Christine McHorse was introduced to “shiny earth,” or micaceous pottery, by her Taos Pueblo mother-in-law, Lena Archuleta. Taos potters, like those of the neighboring Picuris, Nambe and Teseque Pueblos (nestled in the foothills and passes of New Mexico’s Sangre de Cristo mountains), have been making micaceous pottery for over 700 years. The clay of this region is naturally rich in mica particles (metamorphic rock subjected to high pressures and temperatures). When utilized in pottery making, and after coiling, burnishing and firing, the mica flecks create a glittering surface upon which light dances back and forth.

At first, McHorse’s pots reflected the traditional shapes of Pueblo cooking vessels, but as a Navajo, McHorse was not under cultural pressure to make vessels reflective of Taos pottery traditions. Her work evolved as a mixture of Taos, Navajo and contemporary influences.

McHorse’s micaceous clay vessels introduce an element of muscular architectonics and formal complexity to the realm of indigenous southwestern ceramics. Her deep, warm black surfaces shimmer with chatoyance of mica, while her radical, curvilinear clay constructs owe as much to the baroque, Brancusi and Barbara Hepworth as they do to ancient regional forms.

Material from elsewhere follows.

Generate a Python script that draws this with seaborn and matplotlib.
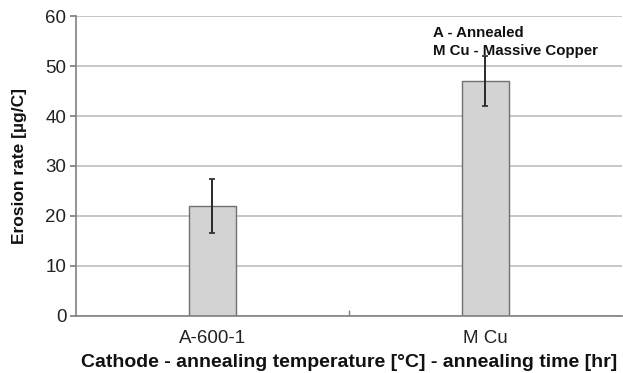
import matplotlib
matplotlib.use("Agg")
import matplotlib.pyplot as plt
import seaborn as sns
import pandas as pd
from matplotlib.ticker import FixedLocator

categories = ["A-600-1", "M Cu"]
erosion_rate = [22.0, 47.0]
error_up = [5.4, 5.0]
error_down = [5.4, 5.0]

sns.set_theme(style="white")
plt.rcParams['font.family'] = ['Liberation Sans', 'DejaVu Sans']

df = pd.DataFrame({"cat": categories, "val": erosion_rate})

fig, ax = plt.subplots(figsize=(6.23, 3.73), dpi=100)
fig.subplots_adjust(left=0.122, right=0.998, top=0.957, bottom=0.153)

sns.barplot(data=df, x="cat", y="val", ax=ax, color="#d3d3d3", width=0.17,
            edgecolor="#707070", linewidth=1.0, saturation=1)
ax.errorbar(range(len(categories)), erosion_rate, yerr=[error_down, error_up],
            fmt="none", ecolor="#2a2a2a", elinewidth=1.4, capsize=2.5, capthick=1.2)

ax.set_ylim(0, 60)
ax.set_xlim(-0.5, 1.5)
ax.set_yticks(range(0, 61, 10))
ax.yaxis.grid(True, color="#bdbdbd", linewidth=1.2)
ax.set_axisbelow(True)

for s in ["top", "right"]:
    ax.spines[s].set_visible(False)
ax.spines["left"].set_color("#808080")
ax.spines["bottom"].set_color("#808080")
ax.spines["left"].set_linewidth(1.2)
ax.spines["bottom"].set_linewidth(1.2)

ax.tick_params(axis="y", which="major", left=True, length=4, color="#808080",
               labelsize=13.5, pad=3)
ax.tick_params(axis="x", which="major", bottom=False, labelsize=13.5, pad=4)
ax.xaxis.set_minor_locator(FixedLocator([0.5]))
ax.tick_params(axis="x", which="minor", bottom=True, length=4, color="#808080", direction="in")
ax.tick_params(axis="y", labelcolor="#222222")
ax.tick_params(axis="x", labelcolor="#222222")

ax.set_xlabel("Cathode - annealing temperature [°C] - annealing time [hr]",
              fontsize=14, fontweight="bold", color="#111111", labelpad=5)
ax.set_ylabel("Erosion rate [µg/C]", fontsize=12.5, fontweight="bold", color="#111111", labelpad=13)

ax.text(0.655, 0.945, "A - Annealed", transform=ax.transAxes, fontsize=10.8,
        fontweight="bold", color="#111111", va="center")
ax.text(0.655, 0.885, "M Cu - Massive Copper", transform=ax.transAxes, fontsize=10.8,
        fontweight="bold", color="#111111", va="center")

fig.savefig("out.png", dpi=100)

McHorse believes that clay was in her destiny from the outset. The San Francisco River ran south out of the canyon past her parent’s house, providing her with one of her most tenacious childhood memories, “Once a year, overnight, the muffled song of the water changed to a deafening roar as the spring rains brought swollen muddy waters and we’d stand alongside our neighbors, as close to the river as we dared, as it demonstrated its awesome power. Wet, cold and shivering, we’d watch the bobbing logs and spinning driftwood race by. We stared as the banks plunged into turbulence. I distinctly remember the damp earth smell as the river changed its course again and again. It was the smell of clay.”